ORDERED that the judgment is affirmed.

 The defendant's contention that the People failed to prove that he displayed a gun is unpreserved for appellate review (see, CPL 470.05[2];  People v. Gray, 86 N.Y.2d 10, 629 N.Y.S.2d 173, 652 N.E.2d 919;  People v. Udzinski, 146 A.D.2d 245, 250, 541 N.Y.S.2d 9).   In any event, viewing the evidence in the light most favorable to the prosecution (see, People v. Contes, 60 N.Y.2d 620, 467 N.Y.S.2d 349, 454 N.E.2d 932), we find that it is legally sufficient to establish that the defendant displayed a gun to the complainant.   Moreover, resolution of issues of credibility, as well as the weight to be accorded to the evidence presented, are primarily questions to be determined by the jury, which saw and heard the witnesses (see, People v. Gaimari, 176 N.Y. 84, 94, 68 N.E. 112).   Its determination should be accorded great weight on appeal and should not be disturbed unless clearly unsupported by the record (see, People v. Garafolo, 44 A.D.2d 86, 88, 353 N.Y.S.2d 500).   Upon the exercise of our factual review power, we are satisfied that the verdict of guilt was not against the weight of the evidence (CPL 470.15 [5] ).

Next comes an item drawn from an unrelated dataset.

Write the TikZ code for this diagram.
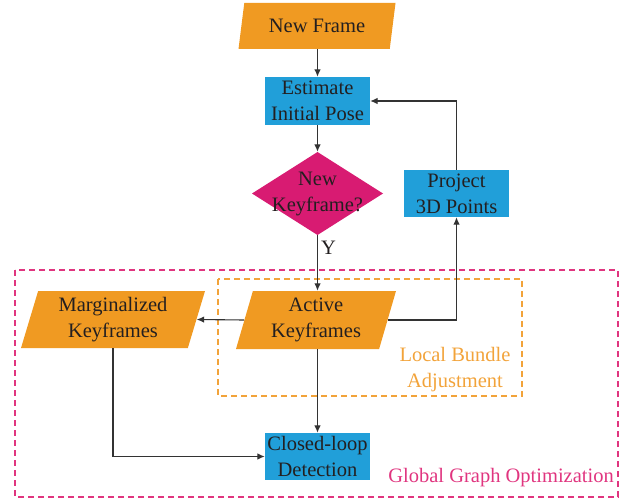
\documentclass[tikz,border=0pt]{standalone}
\usepackage{fontspec}
\setmainfont{Liberation Serif}
\usetikzlibrary{shapes.geometric,arrows.meta}
\definecolor{cOrange}{HTML}{F09A22}
\definecolor{cBlue}{HTML}{219FD9}
\definecolor{cMag}{HTML}{D81B72}
\definecolor{cPink}{HTML}{E0357F}
\definecolor{cDashO}{HTML}{F2A33A}
\definecolor{cText}{HTML}{231F20}
\definecolor{cLine}{HTML}{333333}
\tikzset{
  lbl/.style={font=\fontsize{20.5}{26}\selectfont, text=cText, align=center},
  para/.style={lbl, shape=trapezium, fill=cOrange, trapezium stretches body=true, inner sep=0pt},
  box/.style={lbl, rectangle, fill=cBlue, inner sep=0pt},
  conn/.style={draw=cLine, line width=1.1pt, -{Latex[length=7.5pt,width=6.5pt]}},
}
\begin{document}
\begin{tikzpicture}[x=1pt,y=-1pt]
\useasboundingbox (0,0) rectangle (631,500);
% group frames
\draw[cPink, line width=1.1pt, dash pattern=on 6pt off 4pt] (15,270) rectangle (618,497);
\draw[cDashO, line width=1.1pt, dash pattern=on 6pt off 4pt] (218,279) rectangle (522,396);
\node[font=\fontsize{20.5}{26}\selectfont, text=cPink, anchor=east, inner sep=0pt] (ggo) at (614,478) {Global Graph Optimization};
\node[font=\fontsize{20.5}{26}\selectfont, text=cDashO, align=center] (lba) at (455,370) {Local Bundle\\Adjustment};
% diamond background
\fill[cMag] (317.5,152) -- (383,193.5) -- (317.5,235) -- (252,193.5) -- cycle;
% nodes
\node[para, trapezium left angle=67, trapezium right angle=113, minimum width=157pt, minimum height=46pt] (nf) at (317,26) {New Frame};
\node[box, minimum width=105pt, minimum height=48pt] (est) at (317.5,101) {Estimate\\Initial Pose};
\node[lbl, rectangle, inner sep=0pt, minimum width=131pt, minimum height=83pt] (kf) at (317.5,193.5) {New\\Keyframe?};
\node[box, minimum width=105pt, minimum height=47pt] (proj) at (456.5,193.5) {Project\\3D Points};
\node[para, trapezium left angle=69, trapezium right angle=111, minimum width=160pt, minimum height=58pt] (act) at (316,320) {Active\\Keyframes};
\node[para, trapezium left angle=69, trapezium right angle=111, minimum width=184pt, minimum height=57pt] (marg) at (113,319.5) {Marginalized\\Keyframes};
\node[box, minimum width=105pt, minimum height=47pt] (cl) at (317.5,456.5) {Closed-loop\\Detection};
% connectors
\draw[conn] (nf.south -| est.north) -- (est.north);
\draw[conn] (est.south) -- (kf.north);
\draw[conn] (kf.south) -- node[lbl, right, pos=0.22, inner sep=3pt] (y) {Y} (act.north -| kf.south);
\draw[conn] (act.east) -| (proj.south);
\draw[conn] (proj.north) |- (est.east);
\draw[conn] (act.west) -- (marg.east);
\draw[conn] (act.south -| cl.north) -- (cl.north);
\draw[conn] (marg.south) |- (cl.west);
\end{tikzpicture}
\end{document}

 We also reject the defendant's contention that the trial court's Allen charge (see, Allen v. United States, 164 U.S. 492, 17 S.Ct. 154, 41 L.Ed. 528) was coercive and unbalanced.   A review of the charge as a whole reveals that it was essentially neutral, directed at the jurors in general, and did not coerce them to reach a verdict or achieve a particular result (see, People v. Ford, 78 N.Y.2d 878, 573 N.Y.S.2d 442, 577 N.E.2d 1034;  People v. Pagan, 45 N.Y.2d 725, 408 N.Y.S.2d 473, 380 N.E.2d 299;  People v. Clarke, 188 A.D.2d 541, 591 N.Y.S.2d 355).

The defendant's sentence was not excessive (see, People v. Suitte, 90 A.D.2d 80, 455 N.Y.S.2d 675).